To assist her in her mission, she established the White House Historical Association. Entirely with donated funds, they scoured America and the world, tracking, recovering, acquiring and restoring, or re-creating art, furnishings and décor items that reflected the history of the White House.
Just a year later, on Valentine’s Day in 1962, the First Lady gave a televised tour of the White House Restoration that had record-breaking viewership and won the notoriously shy First Lady an Emmy award for her on-camera appearance. You can watch a clip of the tour here.
Her own legacy, the White House Historical Association, provides continuity throughout successive administrations, continuing to preserve and share the history and legacy of this living museum, even acquiring new pieces to reflect that history continues to be made even today. Since its founding, the Association has invested over a hundred million dollars – still entirely donated - to maintain and expand the White House as a museum.
You couldn’t call the White House ‘shabby’ now.

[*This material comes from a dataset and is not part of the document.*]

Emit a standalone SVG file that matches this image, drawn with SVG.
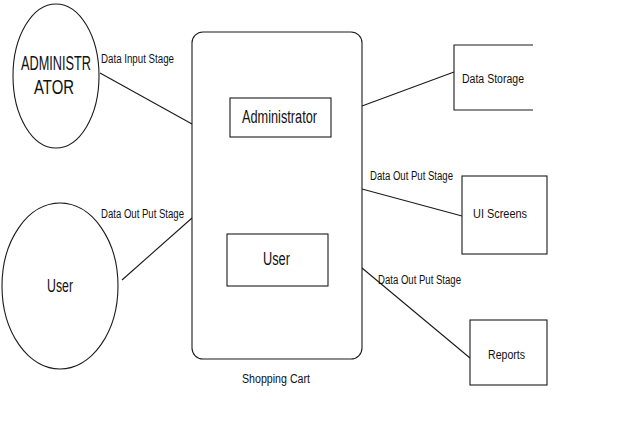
<svg xmlns="http://www.w3.org/2000/svg" width="625" height="430" viewBox="0 0 625 430">
<style>
.s{fill:none;stroke:#1a1a1a;stroke-width:1.1}
.w{fill:#fff;stroke:#1a1a1a;stroke-width:1.1}
text{font-family:"Liberation Sans",Arial,sans-serif;fill:#111}
.lb{font-size:12px}
.nd{font-size:18px}
</style>
<rect width="625" height="430" fill="#fff"/>
<g id="connectors">
<line class="s" x1="100" y1="73" x2="192" y2="124"/>
<line class="s" x1="122" y1="280" x2="192" y2="218"/>
<line class="s" x1="362" y1="106" x2="454" y2="72"/>
<line class="s" x1="362" y1="189" x2="462" y2="216"/>
<line class="s" x1="362" y1="268" x2="470" y2="358"/>
<text class="lb" x="101" y="63" textLength="73" lengthAdjust="spacingAndGlyphs">Data Input Stage</text>
<text class="lb" x="101" y="218" textLength="83" lengthAdjust="spacingAndGlyphs">Data Out Put Stage</text>
<text class="lb" x="370" y="180" textLength="83" lengthAdjust="spacingAndGlyphs">Data Out Put Stage</text>
<text class="lb" x="378" y="284" textLength="83" lengthAdjust="spacingAndGlyphs">Data Out Put Stage</text>
</g>
<g id="administrator-actor">
<ellipse class="w" cx="56" cy="76" rx="43" ry="72"/>
<text transform="translate(21,70) scale(1,1.5)" x="0" y="0" font-size="13" textLength="70" lengthAdjust="spacingAndGlyphs">ADMINISTR</text>
<text transform="translate(34,94) scale(1,1.5)" x="0" y="0" font-size="13" textLength="40" lengthAdjust="spacingAndGlyphs">ATOR</text>
</g>
<g id="user-actor">
<ellipse class="w" cx="60" cy="286" rx="58" ry="83"/>
<text class="nd" x="47" y="292" font-size="20" textLength="26" lengthAdjust="spacingAndGlyphs">User</text>
</g>
<g id="shopping-cart">
<rect class="w" x="192" y="32" width="170" height="327" rx="11"/>
<text class="lb" x="242" y="383" font-size="13" textLength="68" lengthAdjust="spacingAndGlyphs">Shopping Cart</text>
</g>
<g id="administrator-module">
<rect class="w" x="230" y="98" width="101" height="39"/>
<text class="nd" x="242" y="123" textLength="75" lengthAdjust="spacingAndGlyphs">Administrator</text>
</g>
<g id="user-module">
<rect class="w" x="227" y="234" width="101" height="52"/>
<text class="nd" x="263" y="265" textLength="27" lengthAdjust="spacingAndGlyphs">User</text>
</g>
<g id="data-storage">
<path class="s" d="M533,45 H454 V110 H533"/>
<text class="lb" x="462" y="83" font-size="14" textLength="62" lengthAdjust="spacingAndGlyphs">Data Storage</text>
</g>
<g id="ui-screens">
<rect class="w" x="462" y="176" width="85" height="78"/>
<text class="lb" x="473" y="218" font-size="14" textLength="54" lengthAdjust="spacingAndGlyphs">UI Screens</text>
</g>
<g id="reports">
<rect class="w" x="470" y="320" width="77" height="65"/>
<text class="lb" x="488" y="359" font-size="14" textLength="37" lengthAdjust="spacingAndGlyphs">Reports</text>
</g>
</svg>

Vivid colors in rooms with names like Blue Room, Green Room, Red Room, the sheen of gilded vases and clocks and frames that date to the earliest days of the Republic, sparkling chandeliers, a piano given by Theodore Steinway to FDR carved from mahogany with American eagle legs, iconic portraits of Presidents and First Ladies all the way back to George Washington, the State Dining Room that’s the country’s most exclusive dinner invitation, and a whole room dedicated to crystal, flatware, and china, used by nearly every President, as well as state china designed for different administrations provide something to inspire every visitor to the White House.
The White House today sees a million visitors each year in addition to the dignitaries, heads of state and culture and business who are welcomed through its doors.
The 60th anniversary of the White House Historical Association coincides with a year of disrupted travel, but thanks to Google Arts & Culture, you can still take a virtual tour of the White House, indoors and outdoors. Don’t miss the Vermeil Room, where portraits of First Ladies, including White House Historical Association founder Jacqueline Kennedy, hang in honor.
To celebrate its anniversary, the White House Historical Association has issued a new logo with the image of the White House South Façade in 1961; a signature book ‘Designing Camelot: The Kennedy White House Restoration’; a special tribute to Mrs. Kennedy in addition to the annual luncheon to mark her July 28th birthday; and new episodes of the Association’s ‘The 1600 Sessions’ podcasts that bring experts and luminaries into discussions about the defining times and people who made history the White House.